Representing 30.5 percent of gross value production in the EU, Germany is the continent’s most important industrial nation by far. While industry’s proportion of gross value production has gone down in all other EU member states since the turn of the millennium, in Germany it has actually slightly increased. Together with Austria, Germany is also the only European country in which industrial employment has actually risen by roughly 6 percent since 2008. The core of the industrial sector is made up of machine-building and the automobile industry. Both industries are characterized by their high share of exports, representing 62 percent and 64 percent of total goods produced, respectively.
The industrial sector is stabilized to a significant extent by the fact that the export industries are well-attuned to meet growing demand from Asia, and China in particular. German products are both required for industrial catchup as well as eagerly bought up by the rapidly growing middle class. This has allowed industrial production in Germany to increase, despite remaining a high-wage country. 40 percent of industrial workers are employed in technology-intensive sectors, which also represent the most important motors of economic growth. It is also striking that the trend towards outsourcing production has gone down noticeably, despite comparatively high labor costs (nearly 37€/hour on average, compared to 10€ in the Czech Republic and 6.65€ in Poland). While 15 percent of companies registered outsourcing in 2006, by 2010–2011 this figure had dropped to 11 percent (compared to 25 percent from the mid-1990s into the early 2000s). In 2003, 87 percent of companies engaging in outsourcing indicated low wage costs as the primary motivating factor. By 2012, this number had receded to 71 percent. In total, the wage costs as a portion of industry’s total costs continues to decline. Including costs for temporary workers, the figure lies well below 20 percent.
The relative stability and export strength of the industrial sector means that co-determination and organized labor relations in the sectors IG Metall represents are comparatively stable. While workers in other sectors were forced to take disproportionate losses, industrial export industry managed to maintain or even raise effective wages. Comparatively strong unions and works councils played a significant role here. The fact is that the industrial sector and its core — machine-building and the automobile industry — remain the center of gravity of organized labor relations. To illustrate this, you only have to look at the fact that roughly one-fifth of all IG Metall members are located in one enterprise: Volkswagen. Germany on the whole, however, has also witnessed a dramatic decline in levels of trade unions’ organizational power. The trade union organization rate stands at 18 percent. In the year 2000, 60 percent of employees in the western states and 39 percent in the eastern states were paid according to industry-wide collective bargaining rates. By 2014, industry-wide agreements only applied to 47 percent of western and 28 percent of eastern German workers.
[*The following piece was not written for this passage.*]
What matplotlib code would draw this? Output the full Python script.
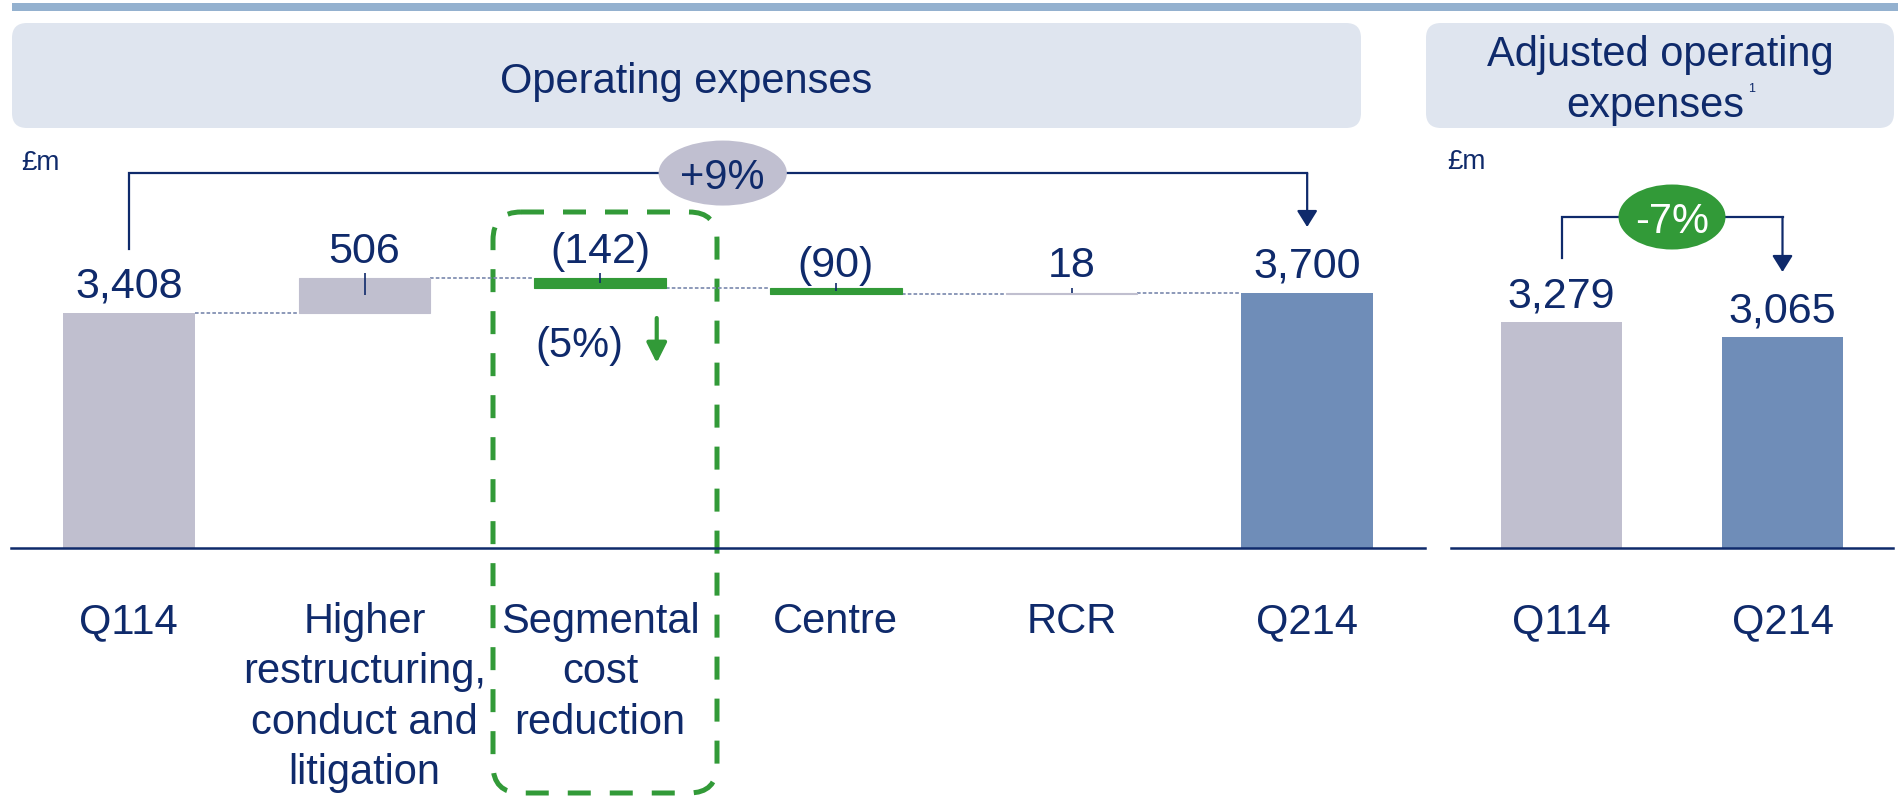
import matplotlib.pyplot as plt
from matplotlib.patches import FancyBboxPatch, Ellipse, Rectangle
import numpy as np

plt.rcParams['font.family'] = ['Liberation Sans', 'DejaVu Sans']

# --- data -------------------------------------------------------------
steps = ['Q114', 'Higher\nrestructuring,\nconduct and\nlitigation',
         'Segmental\ncost\nreduction', 'Centre', 'RCR', 'Q214']
start_value = 3408
changes = [506, -142, -90, 18]
end_value = 3700

adj_periods = ['Q114', 'Q214']
adj_values = [3279, 3065]

segment_note = '(5%)'

# --- style -------------------------------------------------------------
NAVY = '#0f2a6b'
GREY = '#c0bfcf'
BLUE = '#6f8db8'
GREEN = '#329a38'
LINK = '#8391b3'
PANEL = '#dfe5ef'
RULE = '#94b1cf'

W, H = 1898, 797
PX = 0.069          # pixels per £m
YTOP = 408 / PX     # axes top (value units)

fig = plt.figure(figsize=(W / 100, H / 100), dpi=100)

# background layer in pixel coords: rule, header panels, headings
bg = fig.add_axes([0, 0, 1, 1])
bg.set_xlim(0, W)
bg.set_ylim(H, 0)
bg.axis('off')
bg.add_patch(Rectangle((12, 3), W - 12, 8, color=RULE, lw=0))
for x0, x1 in [(12, 1361), (1426, 1894)]:
    r = 15
    bg.add_patch(FancyBboxPatch((x0 + r, 23 + r), x1 - x0 - 2 * r, 105 - 2 * r,
                                boxstyle='round,pad=%d' % r, fc=PANEL, ec='none'))
bg.text(686, 93, 'Operating expenses', ha='center', va='baseline',
        fontsize=30, color=NAVY)
bg.text(1660, 66, 'Adjusted operating', ha='center', va='baseline',
        fontsize=30, color=NAVY)
bg.text(1655, 117, 'expenses', ha='center', va='baseline', fontsize=30, color=NAVY)
bg.text(1748, 92, '1', ha='left', va='baseline', fontsize=9, color=NAVY)
bg.text(21, 170, '£m', ha='left', va='baseline', fontsize=20, color=NAVY)
bg.text(1447, 169, '£m', ha='left', va='baseline', fontsize=20, color=NAVY)

# dashed highlight around segmental cost reduction
r = 28
bg.add_patch(FancyBboxPatch((493 + r, 212 + r), 224 - 2 * r, 581 - 2 * r,
                            boxstyle='round,pad=%d' % r, fill=False, ec=GREEN,
                            lw=3.6, ls=(0, (4.6, 3.8))))


def style_axes(a):
    a.set_facecolor('none')
    for s in ['top', 'right', 'left']:
        a.spines[s].set_visible(False)
    a.spines['bottom'].set_color(NAVY)
    a.spines['bottom'].set_linewidth(1.8)
    a.set_yticks([])
    a.tick_params(axis='x', length=0, pad=39)


def bracket(a, x0, x1, y, y0, y1, badge, fc, tc, ew, xc):
    a.plot([x0, x0, x1], [y0, y, y], color=NAVY, lw=1.6, solid_joinstyle='miter', zorder=2)
    a.annotate('', xy=(x1, y1), xytext=(x1, y),
               arrowprops=dict(arrowstyle='-|>,head_length=0.4,head_width=0.25',
                               color=NAVY, lw=1.6, mutation_scale=25,
                               shrinkA=0, shrinkB=0), zorder=2)
    a.add_patch(Ellipse((xc, y), ew, 65 / PX, fc=fc, ec='none', zorder=3))
    a.text(xc, y, badge, ha='center', va='center_baseline',
           fontsize=30, color=tc, zorder=4)


# --- waterfall ------------------------------------------------------------
ax = fig.add_axes([11 / W, 1 - 548 / H, (1425 - 11) / W, 408 / H])
style_axes(ax)
ax.set_xlim(-0.5, 5.5)
ax.set_ylim(0, YTOP)

bw = 0.56
x = np.arange(len(steps))
levels = start_value + np.concatenate([[0], np.cumsum(changes)])
prev, cur = levels[:-1], levels[1:]
bottoms = np.minimum(prev, cur)
heights = np.abs(changes)
ccolors = [GREY if c > 0 else GREEN for c in changes]

ax.bar(x[0], start_value, bw, color=GREY, zorder=2)
ax.bar(x[1:-1], heights, bw, bottom=bottoms, color=ccolors, ec=ccolors, lw=0.8, zorder=2)
ax.bar(x[-1], end_value, bw, color=BLUE, zorder=2)

# connectors between bars
for i, lv in enumerate(levels):
    ax.plot([x[i] + bw / 2, x[i + 1] - bw / 2], [lv, lv], color=LINK, lw=1.3,
            ls=(0, (2, 1.2)), zorder=1)

# small centre marks on floating bars
tops = bottoms + heights
ax.vlines(x[1:-1], bottoms + heights / 2, tops + 5 / PX, color=NAVY, lw=1.2, zorder=3)

labels = ['{:,}'.format(start_value)] + \
         [str(c) if c > 0 else '({})'.format(-c) for c in changes] + \
         ['{:,}'.format(end_value)]
label_y = [start_value] + list(tops) + [end_value]
for i, (lbl, yv) in enumerate(zip(labels, label_y)):
    off = 8 if lbl == '(90)' else 11
    ax.annotate(lbl, (x[i], yv), xytext=(0, off), textcoords='offset points',
                ha='center', va='baseline', fontsize=31, color=NAVY)

ax.set_xticks(x)
ax.set_xticklabels(steps, fontsize=30, color=NAVY, linespacing=1.33)

pct = round((end_value / start_value - 1) * 100)
bracket(ax, x[0], x[-1], max(levels) + 1520, start_value + 925, end_value + 952,
        '{:+d}%'.format(pct), '#c0bfd0', NAVY, 128 / 235.2, 2.52)

# segmental cost note
ax.text(1.913, 2768, segment_note, ha='center', va='baseline', fontsize=30, color=NAVY)
ax.annotate('', xy=(2.24, 2681), xytext=(2.24, 3333),
            arrowprops=dict(arrowstyle='-|>,head_length=0.6,head_width=0.3',
                            color=GREEN, lw=3, mutation_scale=20,
                            shrinkA=0, shrinkB=0))

# --- adjusted ---------------------------------------------------------------
rx = fig.add_axes([1451 / W, 1 - 548 / H, 442 / W, 408 / H])
style_axes(rx)
rx.set_xlim(-0.5, 1.5)
rx.set_ylim(0, YTOP)
xa = np.arange(len(adj_periods))
rx.bar(xa, adj_values, 0.552, color=[GREY, BLUE], zorder=2)
for i, v in enumerate(adj_values):
    rx.annotate('{:,}'.format(v), (xa[i], v), xytext=(0, 10), textcoords='offset points',
                ha='center', va='baseline', fontsize=31, color=NAVY)
rx.set_xticks(xa)
rx.set_xticklabels(adj_periods, fontsize=30, color=NAVY)

adj_pct = round((adj_values[1] / adj_values[0] - 1) * 100)
bracket(rx, xa[0], xa[1], max(adj_values) + 1518, adj_values[0] + 924,
        adj_values[1] + 935, '{:d}%'.format(adj_pct), GREEN, 'white', 107 / 221, 0.5)

fig.savefig('out.png', dpi=100)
It is for this reason that the unions’ interest politics increasingly take place in two separate worlds. Organizations like IG Metall are capable of acting largely in what I call the “first world” of regulated collective bargaining, in which industry-specific agreements still represent the norm. Beyond that — that is to say, in the “second world” of largely deregulated work — unions are forced to fight tooth and nail from workplace to workplace. The border regime between these two worlds triggers countless smaller conflicts around company and workplace contracts which adhere to their own internal logics. Only the most dramatic of these conflicts make it into the newspapers, and thus rarely appear in strike statistics.
According to available figures, contract battles leading to strikes have tripled over the course of several years, going from 82 in 2007 to 214 in 2014. Over half of these conflicts take place in the service sector and involve relatively small numbers of strike participants, although a fraction take place in the core industrial sector. This could also be seen in the most recent pay dispute. IG Metall is capable of leading disputes and strikes in the “first world” of regulated collective bargaining, but the union’s organizational domain also encompasses a “second world” characterized by insecure employment, low wages, and meager organizational power. This is especially the case in the country’s eastern states, where hourly wages for flexible employees had dropped below 6€ in some places prior to the introduction of the federal minimum wage in 2015.
In light of declining unemployment levels and skilled labor shortages, younger workers in particular are no longer willing to accept the status quo. The disciplining power of the precariat is also on the decline. Wage sacrifices in return for job security are no longer accepted automatically, particularly in the east. IG Metall’s twenty-four-hour strikes showed how widespread dissatisfaction can be translated into conflict-oriented strategies and, in this way, win victories.